Today, the difference matters at the edges more than the middle. Both rentcharges and service charges have historically left freehold estate residents with weaker protections than leaseholders. The main practical divergence is in the remedies a manager can use for non-payment, where some historic rentcharge remedies have been notably harsh.
That gap is exactly what reform is aimed at. The Leasehold and Freehold Reform Act 2024 received Royal Assent on 24 May 2024, and its estate-management provisions are intended to bring freeholders' protections closer to leaseholders' — including clearer information and a route to challenge unreasonable charges. As of June 2026 those provisions are not yet in force; they need secondary legislation, and a government consultation on them closed on 12 March 2026.
Whatever the label, the practical questions are the same: is the charge reasonable, is it itemised, and is the work being done?
The scale here is large. An estimated 1.6 to 1.75 million homes in England sit on privately managed estates, according to Parliament's research — so this is a mainstream issue, not a niche one. If yours feels high, you can check whether it looks fair on our homepage.

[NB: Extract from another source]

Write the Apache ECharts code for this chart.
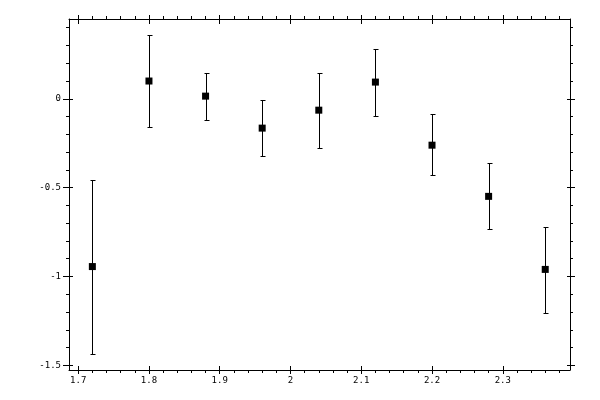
<!DOCTYPE html>
<html><head><meta charset="utf-8">
<script src="https://cdn.jsdelivr.net/npm/echarts@6/dist/echarts.min.js"></script>
<style>html,body{margin:0;padding:0;background:#fff}#c{width:600px;height:400px}</style>
</head><body><div id="c"></div>
<script>
// ---- data ----
const xValues = [1.72, 1.80, 1.88, 1.96, 2.04, 2.12, 2.20, 2.28, 2.36];
const yValues = [-0.944, 0.100, 0.015, -0.165, -0.064, 0.094, -0.261, -0.549, -0.960];
const yUpper  = [-0.459, 0.359, 0.145, -0.007, 0.145, 0.280, -0.088, -0.363, -0.720];
const yLower  = [-1.434, -0.160, -0.118, -0.321, -0.278, -0.098, -0.430, -0.735, -1.203];
// ---- ticks ----
const xTickLabels = [1.7, 1.8, 1.9, 2.0, 2.1, 2.2, 2.3];
const xMinorTicks = [1.72, 1.74, 1.76, 1.78, 1.82, 1.84, 1.86, 1.88, 1.92, 1.94, 1.96, 1.98,
                     2.02, 2.04, 2.06, 2.08, 2.12, 2.14, 2.16, 2.18, 2.22, 2.24, 2.26, 2.28,
                     2.32, 2.34, 2.36, 2.38];
const yTickLabels = [-1.5, -1, -0.5, 0];
const yMinorTicks = [-1.4, -1.3, -1.2, -1.1, -0.9, -0.8, -0.7, -0.6, -0.4, -0.3, -0.2, -0.1,
                     0.1, 0.2, 0.3, 0.4];
const xRange = [1.687, 2.395];
const yRange = [-1.526, 0.449];

const FONT = 'DejaVu Sans Mono';

function axis(dim, position, values, len, inside, showLabel, showLine) {
  const range = dim === 'x' ? xRange : yRange;
  return {
    type: 'value', position: position, min: range[0], max: range[1],
    splitLine: {show: false},
    axisLine: {show: showLine, onZero: false, lineStyle: {color: '#000', width: 1}},
    axisTick: {show: true, customValues: values, length: len, inside: inside,
               lineStyle: {color: '#000', width: 1}},
    axisLabel: {show: showLabel, customValues: showLabel ? values : undefined,
                color: '#000', fontFamily: FONT, fontSize: 9,
                margin: dim === 'x' ? 6 : 8}
  };
}

const xAxes = [
  axis('x', 'bottom', xTickLabels, 4, false, true, true),
  axis('x', 'bottom', xTickLabels, 4, true, false, false),
  axis('x', 'bottom', xMinorTicks, 3, false, false, false),
  axis('x', 'top', xTickLabels, 4, false, false, true),
  axis('x', 'top', xTickLabels, 5, true, false, false),
  axis('x', 'top', xMinorTicks, 3, false, false, false)
];
const yAxes = [
  axis('y', 'left', yTickLabels, 6, false, true, true),
  axis('y', 'left', yTickLabels, 4, true, false, false),
  axis('y', 'left', yMinorTicks, 3, false, false, false),
  axis('y', 'right', yTickLabels, 5, false, false, true),
  axis('y', 'right', yTickLabels, 3, true, false, false),
  axis('y', 'right', yMinorTicks, 3, false, false, false)
];

const errData = xValues.map((x, i) => [x, yLower[i], yUpper[i]]);
const ptData = xValues.map((x, i) => [x, yValues[i]]);

const chart = echarts.init(document.getElementById('c'));
chart.setOption({
  animation: false,
  backgroundColor: '#fff',
  grid: {left: 69, top: 19, right: 30, bottom: 30},
  xAxis: xAxes,
  yAxis: yAxes,
  series: [
    {
      type: 'custom', xAxisIndex: 0, yAxisIndex: 0,
      data: errData,
      encode: {x: 0, y: [1, 2]},
      renderItem: function (params, api) {
        const x = api.value(0);
        const lo = api.coord([x, api.value(1)]);
        const hi = api.coord([x, api.value(2)]);
        const px = Math.round(lo[0]) + 0.5;
        const yl = Math.round(lo[1]) + 0.5;
        const yh = Math.round(hi[1]) + 0.5;
        const w = 2;
        const st = {stroke: '#000', lineWidth: 1};
        return {type: 'group', children: [
          {type: 'line', shape: {x1: px, y1: yh, x2: px, y2: yl}, style: st},
          {type: 'line', shape: {x1: px - w, y1: yh, x2: px + w + 1, y2: yh}, style: st},
          {type: 'line', shape: {x1: px - w, y1: yl, x2: px + w + 1, y2: yl}, style: st}
        ]};
      }
    },
    {
      type: 'scatter', xAxisIndex: 0, yAxisIndex: 0,
      data: ptData, symbol: 'rect', symbolSize: 7,
      itemStyle: {color: '#000', opacity: 1}, z: 5
    }
  ]
});
</script>
</body></html>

The "fleecehold" label that gets attached to all of this is worth understanding too — see what is fleecehold.
Common questions
What is the difference between an estate rentcharge and a service charge? A rentcharge is a sum charged on freehold land under your deeds; a service charge is a contractual contribution to shared costs. Both fund estate upkeep, but the legal basis for collection — and some remedies — differ.
Is ground rent the same as an estate charge? No. Ground rent is paid under a lease, so it applies to leaseholders, not freeholders. It is being phased out under leasehold reform and is a separate issue from estate charges.
Which one do I have? Check your transfer deed and Land Registry title for "rentcharge" versus a covenant to contribute to estate costs. If a bill says "ground rent," check whether you are actually leasehold.
Does the difference change my rights? At the edges, mainly around remedies for non-payment. The pending reforms under the 2024 Act aim to level up protections regardless of the label, but are not yet in force as of June 2026.